Fenomena enggannya para penerima beasiswa kembali ke Indonesia adalah cerminan dari kompleksitas masalah yang melibatkan berbagai faktor. Selain faktor eksternal seperti kurangnya apresiasi dan peluang kerja, faktor internal individu juga memainkan peran penting.

Ambisi pribadi, jaringan sosial yang telah terbangun di luar negeri, serta gaya hidup yang berbeda dapat menjadi pertimbangan utama dalam mengambil keputusan untuk menetap di luar negeri. Tak jarang, mereka merasa lebih nyaman dan memiliki prospek karier yang lebih jelas di negara tujuan beasiswa.

Bagi para penerima beasiswa, keputusan untuk tinggal di luar negeri adalah dilema yang sulit.
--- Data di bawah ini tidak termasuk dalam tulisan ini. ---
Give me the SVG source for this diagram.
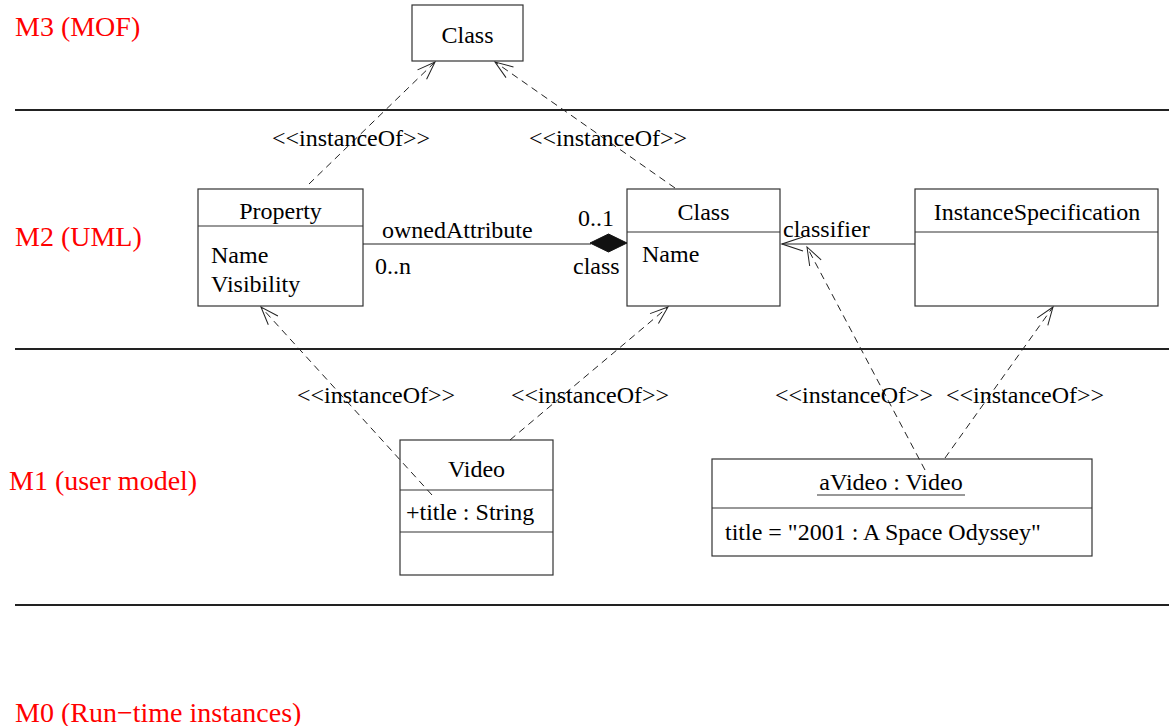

Di satu sisi, mereka ingin berkontribusi bagi kemajuan bangsa. Di sisi lain, mereka juga memiliki ambisi pribadi dan ingin meraih kesuksesan karier.

Ketidakpastian akan masa depan di Indonesia seringkali membuat mereka merasa khawatir. Untuk mengatasi hal ini, pemerintah perlu memberikan jaminan kepastian bagi para profesional muda, misalnya melalui program repatriasi yang menarik dan dukungan finansial untuk memulai usaha sendiri.

Kurangnya apresiasi dan validasi terhadap prestasi dapat menimbulkan efek domino yang merugikan. Generasi muda akan merasa kurang termotivasi untuk berprestasi jika tidak melihat adanya penghargaan yang signifikan atas usaha mereka. Selain itu, hal ini juga dapat memunculkan rasa pesimis dan keengganan untuk berkontribusi bagi kemajuan bangsa.

Apresiasi terhadap prestasi adalah bentuk penghargaan yang sangat penting bagi para tokoh berprestasi. Dengan memberikan apresiasi yang layak, kita tidak hanya menghargai jerih payah mereka, tetapi juga menginspirasi generasi muda untuk terus berprestasi dan berkontribusi bagi kemajuan bangsa.